As mensagens circulam nas redes sociais a um ritmo cada vez mais acelerado: dizem que o novo coronavírus é um “soldado” enviado por Deus para castigar os “inimigos” ou que foi trazido por “imigrantes, muçulmanos e judeus”. São da autoria de grupos da extrema-direita ou de jihadistas e os investigadores concluíram que estão a aumentar com a pandemia. Segundo dados do Instituto para o Diálogo Estratégico (ISD, na sigla original), de Londres, citados pelo La Vanguardia, os seguidores de canais supremacistas no serviço de mensagens instantâneas Telegram subiram exponencialmente — no caso de um grupo extremista dedicado à Covid-19, o número de utilizadores cresceu 800% no início de abril.

A tendência é semelhante nos canais jihadistas, segundo o mesmo instituto. Nesses casos, a “audiência” aumentou para um nível parecido ao que se registou após ataques terroristas em Paris, Bruxelas ou Nice. Como resposta, em novembro de 2019, a Europol desativou milhares de contas de Telegram de apoio ao Estado Islâmico — que se viu, assim, obrigado a mudar para outras plataformas.

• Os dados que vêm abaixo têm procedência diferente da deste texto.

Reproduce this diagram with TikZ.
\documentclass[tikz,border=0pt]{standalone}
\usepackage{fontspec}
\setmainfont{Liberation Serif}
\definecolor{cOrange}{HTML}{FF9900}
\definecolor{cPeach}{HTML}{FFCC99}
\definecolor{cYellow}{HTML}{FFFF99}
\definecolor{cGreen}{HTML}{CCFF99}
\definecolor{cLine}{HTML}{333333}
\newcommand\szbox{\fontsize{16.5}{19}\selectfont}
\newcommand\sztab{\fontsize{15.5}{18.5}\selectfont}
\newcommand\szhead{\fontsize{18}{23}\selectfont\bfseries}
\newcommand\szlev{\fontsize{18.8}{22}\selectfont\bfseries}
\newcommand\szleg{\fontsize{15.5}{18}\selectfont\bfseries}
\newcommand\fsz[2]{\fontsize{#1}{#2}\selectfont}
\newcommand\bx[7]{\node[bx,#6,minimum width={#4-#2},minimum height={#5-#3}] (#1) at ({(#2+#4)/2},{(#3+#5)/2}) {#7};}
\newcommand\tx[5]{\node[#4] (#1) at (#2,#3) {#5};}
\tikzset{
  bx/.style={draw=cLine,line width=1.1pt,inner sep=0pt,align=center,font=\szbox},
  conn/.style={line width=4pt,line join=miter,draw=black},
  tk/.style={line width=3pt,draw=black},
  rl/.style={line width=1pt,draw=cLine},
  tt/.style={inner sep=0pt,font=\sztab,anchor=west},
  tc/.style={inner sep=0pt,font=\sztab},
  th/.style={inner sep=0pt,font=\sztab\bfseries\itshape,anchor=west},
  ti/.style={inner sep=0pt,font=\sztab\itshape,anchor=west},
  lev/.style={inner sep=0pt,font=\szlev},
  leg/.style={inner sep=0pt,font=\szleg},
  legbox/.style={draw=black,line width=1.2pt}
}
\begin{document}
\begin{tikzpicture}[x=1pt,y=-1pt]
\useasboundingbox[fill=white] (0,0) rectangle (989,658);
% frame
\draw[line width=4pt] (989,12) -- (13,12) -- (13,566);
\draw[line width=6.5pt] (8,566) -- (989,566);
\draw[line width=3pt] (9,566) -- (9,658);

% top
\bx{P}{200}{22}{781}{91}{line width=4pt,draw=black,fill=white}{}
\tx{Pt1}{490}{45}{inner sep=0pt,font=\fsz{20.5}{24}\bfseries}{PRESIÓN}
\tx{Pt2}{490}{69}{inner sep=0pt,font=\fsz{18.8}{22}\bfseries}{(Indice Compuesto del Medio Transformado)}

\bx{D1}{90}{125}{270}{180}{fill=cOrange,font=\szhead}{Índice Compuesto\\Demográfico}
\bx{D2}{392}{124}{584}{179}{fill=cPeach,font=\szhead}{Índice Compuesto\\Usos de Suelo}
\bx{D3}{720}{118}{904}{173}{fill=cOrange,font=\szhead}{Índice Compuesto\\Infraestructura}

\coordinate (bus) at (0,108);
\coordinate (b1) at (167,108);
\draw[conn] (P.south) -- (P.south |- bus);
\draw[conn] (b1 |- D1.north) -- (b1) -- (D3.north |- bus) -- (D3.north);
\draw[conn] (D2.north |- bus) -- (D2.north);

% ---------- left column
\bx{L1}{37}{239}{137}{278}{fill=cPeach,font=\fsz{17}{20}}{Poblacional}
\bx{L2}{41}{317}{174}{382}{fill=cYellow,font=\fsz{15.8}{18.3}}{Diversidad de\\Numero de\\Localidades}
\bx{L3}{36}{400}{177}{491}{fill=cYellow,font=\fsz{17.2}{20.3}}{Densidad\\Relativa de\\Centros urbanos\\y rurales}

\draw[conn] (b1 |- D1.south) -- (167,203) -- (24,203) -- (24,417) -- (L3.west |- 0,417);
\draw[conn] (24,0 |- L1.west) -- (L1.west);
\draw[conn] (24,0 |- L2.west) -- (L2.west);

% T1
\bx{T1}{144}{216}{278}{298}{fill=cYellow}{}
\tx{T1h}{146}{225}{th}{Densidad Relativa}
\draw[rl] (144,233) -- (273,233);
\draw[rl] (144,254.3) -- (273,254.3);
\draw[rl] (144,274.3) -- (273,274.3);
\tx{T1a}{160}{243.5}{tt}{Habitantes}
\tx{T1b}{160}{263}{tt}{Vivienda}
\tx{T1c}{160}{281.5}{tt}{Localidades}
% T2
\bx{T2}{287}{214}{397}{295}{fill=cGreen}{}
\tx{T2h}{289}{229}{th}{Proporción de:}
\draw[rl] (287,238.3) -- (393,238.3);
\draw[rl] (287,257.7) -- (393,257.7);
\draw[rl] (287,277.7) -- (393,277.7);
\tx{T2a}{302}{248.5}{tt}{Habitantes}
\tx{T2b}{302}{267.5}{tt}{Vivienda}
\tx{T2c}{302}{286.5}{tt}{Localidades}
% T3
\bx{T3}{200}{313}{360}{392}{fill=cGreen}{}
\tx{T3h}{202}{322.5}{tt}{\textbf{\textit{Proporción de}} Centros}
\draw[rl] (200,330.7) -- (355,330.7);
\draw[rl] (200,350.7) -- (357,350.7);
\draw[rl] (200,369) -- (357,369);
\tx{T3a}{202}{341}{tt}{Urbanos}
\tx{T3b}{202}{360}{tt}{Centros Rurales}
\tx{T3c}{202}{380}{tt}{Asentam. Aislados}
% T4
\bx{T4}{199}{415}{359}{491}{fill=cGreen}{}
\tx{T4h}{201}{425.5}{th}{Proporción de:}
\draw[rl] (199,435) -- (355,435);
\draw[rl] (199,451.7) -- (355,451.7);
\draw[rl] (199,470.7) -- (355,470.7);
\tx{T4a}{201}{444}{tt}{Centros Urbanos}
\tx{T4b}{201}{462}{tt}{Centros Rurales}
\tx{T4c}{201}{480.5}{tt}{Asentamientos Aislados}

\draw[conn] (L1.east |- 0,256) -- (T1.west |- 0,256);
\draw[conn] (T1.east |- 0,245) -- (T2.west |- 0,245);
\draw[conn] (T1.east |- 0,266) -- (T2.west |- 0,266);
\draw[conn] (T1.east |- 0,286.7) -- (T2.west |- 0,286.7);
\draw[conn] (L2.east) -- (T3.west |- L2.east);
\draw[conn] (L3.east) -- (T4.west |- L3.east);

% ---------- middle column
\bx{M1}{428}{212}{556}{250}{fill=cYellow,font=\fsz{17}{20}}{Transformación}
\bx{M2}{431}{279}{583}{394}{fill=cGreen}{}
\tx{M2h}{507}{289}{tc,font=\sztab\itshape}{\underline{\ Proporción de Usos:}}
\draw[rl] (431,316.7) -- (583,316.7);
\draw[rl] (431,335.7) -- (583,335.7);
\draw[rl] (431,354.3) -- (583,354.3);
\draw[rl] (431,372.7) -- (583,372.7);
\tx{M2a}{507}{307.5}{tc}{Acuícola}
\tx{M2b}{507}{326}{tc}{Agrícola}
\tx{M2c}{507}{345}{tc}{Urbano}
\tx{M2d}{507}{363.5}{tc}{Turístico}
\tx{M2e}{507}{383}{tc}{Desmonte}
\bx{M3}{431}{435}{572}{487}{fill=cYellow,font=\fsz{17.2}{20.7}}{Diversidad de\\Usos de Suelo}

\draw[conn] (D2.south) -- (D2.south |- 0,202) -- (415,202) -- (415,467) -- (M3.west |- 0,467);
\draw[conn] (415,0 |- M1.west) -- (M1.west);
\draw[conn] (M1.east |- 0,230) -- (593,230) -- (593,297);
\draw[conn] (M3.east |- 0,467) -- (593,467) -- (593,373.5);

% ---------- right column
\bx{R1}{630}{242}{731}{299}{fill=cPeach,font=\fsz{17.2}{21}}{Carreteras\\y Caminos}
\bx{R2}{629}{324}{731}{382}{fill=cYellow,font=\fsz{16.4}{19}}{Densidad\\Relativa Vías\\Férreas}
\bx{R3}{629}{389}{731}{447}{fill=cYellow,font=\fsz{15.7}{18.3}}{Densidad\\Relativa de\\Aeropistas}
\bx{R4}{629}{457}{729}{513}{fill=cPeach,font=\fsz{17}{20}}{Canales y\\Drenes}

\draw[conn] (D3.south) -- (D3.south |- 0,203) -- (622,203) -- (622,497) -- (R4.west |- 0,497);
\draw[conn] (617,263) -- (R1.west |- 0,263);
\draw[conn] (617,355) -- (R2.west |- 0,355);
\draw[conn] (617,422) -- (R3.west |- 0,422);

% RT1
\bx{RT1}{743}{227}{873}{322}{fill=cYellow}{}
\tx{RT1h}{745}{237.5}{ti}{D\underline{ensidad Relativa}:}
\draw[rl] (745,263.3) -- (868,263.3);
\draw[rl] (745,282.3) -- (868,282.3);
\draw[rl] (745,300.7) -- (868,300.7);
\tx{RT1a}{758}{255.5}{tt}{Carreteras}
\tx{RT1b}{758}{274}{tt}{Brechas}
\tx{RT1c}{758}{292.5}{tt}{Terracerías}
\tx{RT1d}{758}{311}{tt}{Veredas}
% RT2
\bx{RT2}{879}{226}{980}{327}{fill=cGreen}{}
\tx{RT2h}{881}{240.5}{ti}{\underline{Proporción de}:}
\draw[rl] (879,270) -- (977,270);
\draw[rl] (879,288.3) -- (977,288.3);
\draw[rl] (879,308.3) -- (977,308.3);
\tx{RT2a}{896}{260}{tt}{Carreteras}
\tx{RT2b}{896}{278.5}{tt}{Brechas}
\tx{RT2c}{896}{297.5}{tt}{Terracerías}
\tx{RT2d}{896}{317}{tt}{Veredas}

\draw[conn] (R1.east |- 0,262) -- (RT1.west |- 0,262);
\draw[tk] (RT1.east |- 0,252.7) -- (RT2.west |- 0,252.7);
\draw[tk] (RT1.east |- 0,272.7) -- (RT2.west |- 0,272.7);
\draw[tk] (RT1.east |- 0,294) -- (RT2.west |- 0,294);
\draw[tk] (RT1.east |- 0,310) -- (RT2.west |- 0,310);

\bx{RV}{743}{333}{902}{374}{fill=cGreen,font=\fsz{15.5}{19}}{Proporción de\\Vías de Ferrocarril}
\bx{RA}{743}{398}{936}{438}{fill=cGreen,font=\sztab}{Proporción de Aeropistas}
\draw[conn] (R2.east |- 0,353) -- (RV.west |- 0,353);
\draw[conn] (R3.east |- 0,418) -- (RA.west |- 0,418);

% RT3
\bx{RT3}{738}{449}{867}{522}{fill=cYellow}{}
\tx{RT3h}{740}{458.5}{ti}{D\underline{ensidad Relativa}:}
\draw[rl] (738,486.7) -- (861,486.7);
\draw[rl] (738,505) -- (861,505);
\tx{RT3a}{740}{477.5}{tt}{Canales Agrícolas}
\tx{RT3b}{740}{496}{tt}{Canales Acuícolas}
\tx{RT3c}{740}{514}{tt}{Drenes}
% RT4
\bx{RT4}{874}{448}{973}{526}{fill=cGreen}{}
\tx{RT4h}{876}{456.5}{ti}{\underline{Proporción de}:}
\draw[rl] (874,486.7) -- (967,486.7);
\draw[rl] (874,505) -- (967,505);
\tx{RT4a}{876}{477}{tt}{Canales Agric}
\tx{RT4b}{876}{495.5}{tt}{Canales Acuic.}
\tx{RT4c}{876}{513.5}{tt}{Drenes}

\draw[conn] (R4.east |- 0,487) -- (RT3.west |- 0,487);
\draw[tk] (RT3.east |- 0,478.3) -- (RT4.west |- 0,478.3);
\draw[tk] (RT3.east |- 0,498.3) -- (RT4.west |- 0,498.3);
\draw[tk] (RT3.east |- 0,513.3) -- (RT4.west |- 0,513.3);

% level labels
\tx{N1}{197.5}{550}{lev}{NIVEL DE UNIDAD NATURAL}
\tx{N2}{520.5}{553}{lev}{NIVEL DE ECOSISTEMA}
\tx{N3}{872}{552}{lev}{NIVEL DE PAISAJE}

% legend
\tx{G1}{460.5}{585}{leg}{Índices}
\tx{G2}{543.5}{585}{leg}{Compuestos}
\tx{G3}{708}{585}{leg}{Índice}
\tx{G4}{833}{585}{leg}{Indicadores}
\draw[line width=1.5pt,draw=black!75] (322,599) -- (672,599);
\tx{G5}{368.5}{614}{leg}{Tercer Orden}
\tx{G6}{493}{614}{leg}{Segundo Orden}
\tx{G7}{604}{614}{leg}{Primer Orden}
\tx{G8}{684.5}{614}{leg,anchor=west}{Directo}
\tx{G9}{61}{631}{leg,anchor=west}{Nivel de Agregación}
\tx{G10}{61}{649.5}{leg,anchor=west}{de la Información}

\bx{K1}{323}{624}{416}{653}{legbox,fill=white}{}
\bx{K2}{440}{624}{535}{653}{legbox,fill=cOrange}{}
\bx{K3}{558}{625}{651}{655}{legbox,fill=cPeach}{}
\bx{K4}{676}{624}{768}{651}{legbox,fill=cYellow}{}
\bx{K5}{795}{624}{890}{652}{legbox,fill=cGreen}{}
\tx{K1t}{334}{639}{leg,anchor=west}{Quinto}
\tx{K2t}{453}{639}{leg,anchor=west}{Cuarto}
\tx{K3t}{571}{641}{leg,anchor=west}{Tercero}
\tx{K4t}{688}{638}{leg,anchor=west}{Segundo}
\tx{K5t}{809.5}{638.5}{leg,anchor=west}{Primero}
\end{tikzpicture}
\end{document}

As mensagens veiculadas representam um desafio para as autoridades comunitárias e nacionais, pela violência das palavras e dos apelos. Segundo o La Vanguardia, há casos de publicações que incitam a ataques em hospitais, como quase aconteceu no Missouri, nos Estados Unidos da América, onde, a 24 de março, um membro da extrema-direita norte-americana foi abatido a tiro pelo FBI por resistir a uma detenção (era suspeito de estar a planear um ataque a um hospital com pacientes infetados com Covid-19). Ou como se verificou numa maternidade em Cabul, capital do Afeganistão, alvo de um ataque que matou 16 mulheres, dois bebés e seis funcionários (os EUA acreditam que tenha sido da autoria do Estado Islâmico).

Estado Islâmico não manda terroristas para a Europa com medo do coronavírus

PUB • CONTINUE A LER A SEGUIR

A Comissão Europeia e também a Organização das Nações Unidas (ONU) já alertaram para um aumento da propaganda extremista. Num documento enviado a 14 de maio pelo coordenador de antiterrorismo da Comissão Europeia, Gilles de Kerchove, a todas as delegações dos estados-membros da União Europeia, Bruxelas apontava o perigo de a extrema-direita e de os jihadistas atacarem hospitais. E apelavam a que os governos fizessem todos os esforços para impedir que “a atual crise sanitária e económica leve a uma crise de segurança”.

Grupos extremistas online aumentam com a pandemia

“Todas as manhãs, entro nas redes sociais e começo a seguir cinco ou dez novos canais e grupos. Agora existem 300 ou 400 em várias plataformas”, defende o investigador Michael Krona, especialista em jihadismo na internet e co-autor do livro “The Media World of ISIS”, citado pelo La Vanguardia. A dificultar a tarefa dos investigadores e das autoridades de segurança estão as várias “redes de apoio”, nas palavras de Michael Krona, que o Estado Islâmico foi criando, e que usa a par dos meios oficiais. A capacidade dos jihadistas angariarem apoiantes “aumentou poderosamente” nos últimos anos, defende o investigador, devido a uma maior “descentralização das plataformas”, o que dificulta a monitorização.

A tendência parece ter aumentado com a pandemia, refere, com os extremistas a aproveitarem o confinamento para aliciarem os jovens, que passam mais tempo em casa e ligados à internet. O secretário-geral da ONU, António Guterres, tem advertido para esta situação, e num encontro sobre juventude no final de abril defendeu que existe um “tsunami de ódio e de xenofobia“. Além disso, Guterres sublinhou que os jovens que não estudam ou não trabalham estão mais propensos ao extremismo.

Michael Krona acrescenta que, à medida que o Estado Islâmico procura conquistar seguidores em novos territórios (nomeadamente em vários países africanos e asiáticos), “os seus seguidores estão a abrir os seus próprios canais e grupos nas suas línguas locais. Embora o árabe continue a ser dominante, há mais idiomas em jogo. As notícias oficiais são apresentadas em árabe, mas agora há mais seguidores que as traduzem e divulgam”.

Rita Katz, diretora do observatório antiterrorista SITE, defende que o facto de o Estado Islâmico, que continua a levar a cabo ataques, se mostrar ativo mesmo durante uma pandemia, “representa uma boa oportunidade para o recrutamento”, por exemplo, em campos de deslocados como o de Al-Hol, com centenas de pessoas a viverem sem condições de higiene. Já o Observatório The Soufan Center apontou, a este respeito, que os extremistas têm como alvo os gamers. E segundo o La Vanguardia, as vendas de vídeojogos têm aumentado com a pandemia (no final de março, subiram 43% no espaço de uma semana).